- WHAT YOU HAVE TO DO -
Extract, exactly as written, each line from the start of the records below to the line containing "const monthCount = 144;", both ends included; drop the pictures.

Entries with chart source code
_ _ _ _
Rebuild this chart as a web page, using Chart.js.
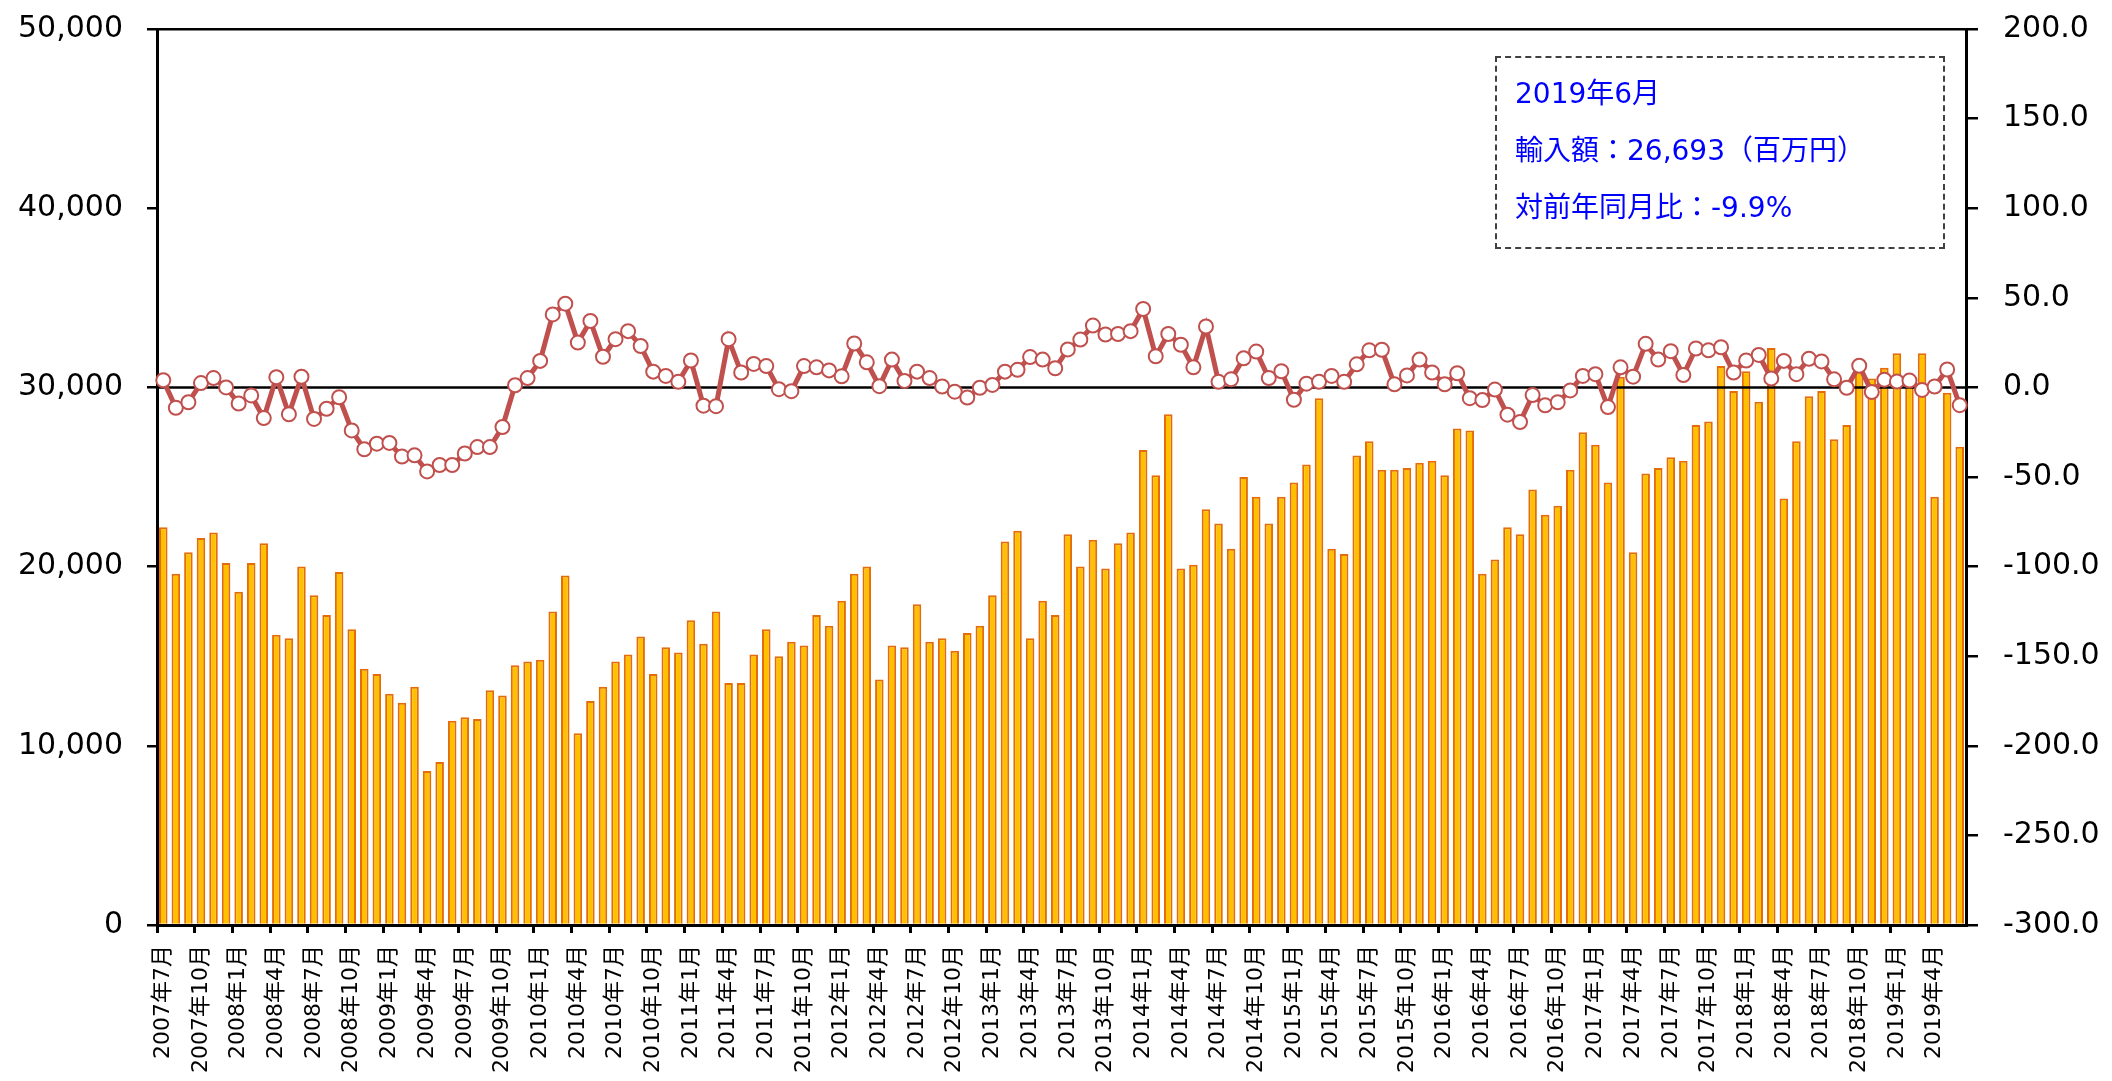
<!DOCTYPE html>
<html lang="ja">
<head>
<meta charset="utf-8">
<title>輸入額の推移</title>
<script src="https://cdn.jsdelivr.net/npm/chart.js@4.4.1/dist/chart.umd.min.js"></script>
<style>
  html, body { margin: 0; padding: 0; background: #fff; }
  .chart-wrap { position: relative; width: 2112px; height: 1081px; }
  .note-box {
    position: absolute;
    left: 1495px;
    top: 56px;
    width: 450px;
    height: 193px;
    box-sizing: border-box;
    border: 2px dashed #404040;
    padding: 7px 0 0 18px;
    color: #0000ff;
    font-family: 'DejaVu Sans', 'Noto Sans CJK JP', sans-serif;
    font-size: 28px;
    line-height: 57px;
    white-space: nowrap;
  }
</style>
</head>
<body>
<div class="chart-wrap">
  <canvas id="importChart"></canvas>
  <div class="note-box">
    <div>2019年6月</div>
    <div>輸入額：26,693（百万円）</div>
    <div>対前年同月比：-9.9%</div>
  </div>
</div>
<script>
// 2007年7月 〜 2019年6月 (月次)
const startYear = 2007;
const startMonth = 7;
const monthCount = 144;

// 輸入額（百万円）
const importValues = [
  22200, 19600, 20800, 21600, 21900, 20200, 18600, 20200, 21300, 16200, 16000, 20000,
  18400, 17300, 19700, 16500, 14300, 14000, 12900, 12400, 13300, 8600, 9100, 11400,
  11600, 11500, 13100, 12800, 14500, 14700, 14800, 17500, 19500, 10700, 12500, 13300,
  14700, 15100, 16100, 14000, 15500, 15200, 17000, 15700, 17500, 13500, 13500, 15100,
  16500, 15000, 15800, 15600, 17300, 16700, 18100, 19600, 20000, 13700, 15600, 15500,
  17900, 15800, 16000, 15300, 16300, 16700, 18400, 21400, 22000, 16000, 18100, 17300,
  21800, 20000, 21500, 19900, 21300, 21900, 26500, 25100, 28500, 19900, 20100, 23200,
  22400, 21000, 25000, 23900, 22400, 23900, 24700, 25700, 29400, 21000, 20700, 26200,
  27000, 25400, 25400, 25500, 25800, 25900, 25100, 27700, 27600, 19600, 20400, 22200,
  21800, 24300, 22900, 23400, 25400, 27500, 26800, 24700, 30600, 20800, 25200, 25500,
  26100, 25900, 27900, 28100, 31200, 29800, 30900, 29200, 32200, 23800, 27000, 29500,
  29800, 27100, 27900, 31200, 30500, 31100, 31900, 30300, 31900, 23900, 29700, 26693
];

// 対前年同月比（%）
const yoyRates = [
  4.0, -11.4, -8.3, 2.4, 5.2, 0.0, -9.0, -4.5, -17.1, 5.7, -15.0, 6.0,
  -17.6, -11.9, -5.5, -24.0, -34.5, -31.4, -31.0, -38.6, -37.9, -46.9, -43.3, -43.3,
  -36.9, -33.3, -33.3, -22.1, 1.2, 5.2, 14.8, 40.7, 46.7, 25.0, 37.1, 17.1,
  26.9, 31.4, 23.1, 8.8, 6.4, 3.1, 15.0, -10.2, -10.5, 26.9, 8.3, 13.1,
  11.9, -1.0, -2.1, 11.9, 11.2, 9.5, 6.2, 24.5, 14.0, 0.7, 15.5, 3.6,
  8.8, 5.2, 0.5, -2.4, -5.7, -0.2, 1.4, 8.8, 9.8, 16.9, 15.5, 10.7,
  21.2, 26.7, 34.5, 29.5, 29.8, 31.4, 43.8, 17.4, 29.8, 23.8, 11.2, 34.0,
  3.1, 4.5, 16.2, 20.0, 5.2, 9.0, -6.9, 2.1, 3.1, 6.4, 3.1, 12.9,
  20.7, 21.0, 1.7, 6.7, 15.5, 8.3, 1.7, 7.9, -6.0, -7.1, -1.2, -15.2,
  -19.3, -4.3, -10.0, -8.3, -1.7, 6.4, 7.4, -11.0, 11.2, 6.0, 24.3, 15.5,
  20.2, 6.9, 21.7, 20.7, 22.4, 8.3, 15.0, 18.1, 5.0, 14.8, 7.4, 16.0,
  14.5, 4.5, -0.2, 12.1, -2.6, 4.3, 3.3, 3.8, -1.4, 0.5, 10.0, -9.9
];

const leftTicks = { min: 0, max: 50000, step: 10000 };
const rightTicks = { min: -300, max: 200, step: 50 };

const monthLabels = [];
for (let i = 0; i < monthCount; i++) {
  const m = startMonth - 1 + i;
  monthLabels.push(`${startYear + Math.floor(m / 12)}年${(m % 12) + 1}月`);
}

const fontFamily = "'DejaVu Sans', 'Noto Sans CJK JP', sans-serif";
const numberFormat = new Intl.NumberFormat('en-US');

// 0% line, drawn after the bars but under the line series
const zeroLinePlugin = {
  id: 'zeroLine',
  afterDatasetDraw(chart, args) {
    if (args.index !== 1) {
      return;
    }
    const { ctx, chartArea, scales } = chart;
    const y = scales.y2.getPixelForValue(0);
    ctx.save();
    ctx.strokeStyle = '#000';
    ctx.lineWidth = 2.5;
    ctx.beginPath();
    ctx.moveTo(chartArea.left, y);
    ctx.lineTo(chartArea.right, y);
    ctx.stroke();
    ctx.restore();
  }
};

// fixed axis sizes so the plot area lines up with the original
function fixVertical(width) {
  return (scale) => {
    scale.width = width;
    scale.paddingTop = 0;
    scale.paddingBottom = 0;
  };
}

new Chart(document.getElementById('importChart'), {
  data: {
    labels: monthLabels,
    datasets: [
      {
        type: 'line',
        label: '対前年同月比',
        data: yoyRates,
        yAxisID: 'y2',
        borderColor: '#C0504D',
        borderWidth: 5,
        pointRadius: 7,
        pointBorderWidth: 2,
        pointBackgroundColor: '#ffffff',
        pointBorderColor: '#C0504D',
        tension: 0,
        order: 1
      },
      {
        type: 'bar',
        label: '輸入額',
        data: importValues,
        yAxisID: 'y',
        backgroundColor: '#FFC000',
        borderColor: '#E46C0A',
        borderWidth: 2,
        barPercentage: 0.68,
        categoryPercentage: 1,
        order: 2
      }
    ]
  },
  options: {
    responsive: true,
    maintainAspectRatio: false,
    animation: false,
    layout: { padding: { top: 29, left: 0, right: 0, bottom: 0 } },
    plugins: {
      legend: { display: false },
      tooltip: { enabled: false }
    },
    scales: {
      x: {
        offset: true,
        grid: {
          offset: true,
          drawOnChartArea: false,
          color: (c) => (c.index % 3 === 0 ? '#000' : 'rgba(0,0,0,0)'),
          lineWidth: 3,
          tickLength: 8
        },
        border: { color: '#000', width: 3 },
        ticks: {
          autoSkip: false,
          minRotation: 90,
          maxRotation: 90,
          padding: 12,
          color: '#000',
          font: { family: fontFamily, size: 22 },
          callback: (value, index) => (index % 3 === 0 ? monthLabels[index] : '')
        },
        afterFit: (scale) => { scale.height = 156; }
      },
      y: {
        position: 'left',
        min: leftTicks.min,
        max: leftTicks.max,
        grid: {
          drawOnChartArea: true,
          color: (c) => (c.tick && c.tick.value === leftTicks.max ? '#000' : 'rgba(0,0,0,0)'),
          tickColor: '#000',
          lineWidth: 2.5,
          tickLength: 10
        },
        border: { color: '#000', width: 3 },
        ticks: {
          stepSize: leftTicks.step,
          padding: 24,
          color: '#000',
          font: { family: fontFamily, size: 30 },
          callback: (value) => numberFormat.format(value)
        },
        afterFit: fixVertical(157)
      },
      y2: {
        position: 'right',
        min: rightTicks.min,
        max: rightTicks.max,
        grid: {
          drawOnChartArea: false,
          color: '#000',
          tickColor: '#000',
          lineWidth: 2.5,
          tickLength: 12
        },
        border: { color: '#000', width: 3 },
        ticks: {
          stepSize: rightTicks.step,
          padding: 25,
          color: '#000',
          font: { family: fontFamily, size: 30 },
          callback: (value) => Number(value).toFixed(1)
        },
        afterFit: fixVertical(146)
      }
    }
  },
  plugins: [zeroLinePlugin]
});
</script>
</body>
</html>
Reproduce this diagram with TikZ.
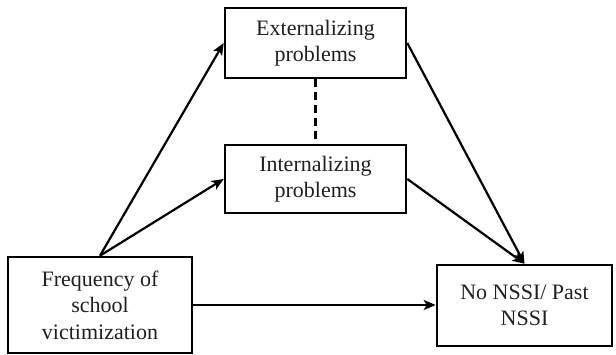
_ _ _ _
- TASK RESULT -
Rebuild this chart as a web page, using Chart.js.
<!DOCTYPE html>
<html lang="ja">
<head>
<meta charset="utf-8">
<title>輸入額の推移</title>
<script src="https://cdn.jsdelivr.net/npm/chart.js@4.4.1/dist/chart.umd.min.js"></script>
<style>
  html, body { margin: 0; padding: 0; background: #fff; }
  .chart-wrap { position: relative; width: 2112px; height: 1081px; }
  .note-box {
    position: absolute;
    left: 1495px;
    top: 56px;
    width: 450px;
    height: 193px;
    box-sizing: border-box;
    border: 2px dashed #404040;
    padding: 7px 0 0 18px;
    color: #0000ff;
    font-family: 'DejaVu Sans', 'Noto Sans CJK JP', sans-serif;
    font-size: 28px;
    line-height: 57px;
    white-space: nowrap;
  }
</style>
</head>
<body>
<div class="chart-wrap">
  <canvas id="importChart"></canvas>
  <div class="note-box">
    <div>2019年6月</div>
    <div>輸入額：26,693（百万円）</div>
    <div>対前年同月比：-9.9%</div>
  </div>
</div>
<script>
// 2007年7月 〜 2019年6月 (月次)
const startYear = 2007;
const startMonth = 7;
const monthCount = 144;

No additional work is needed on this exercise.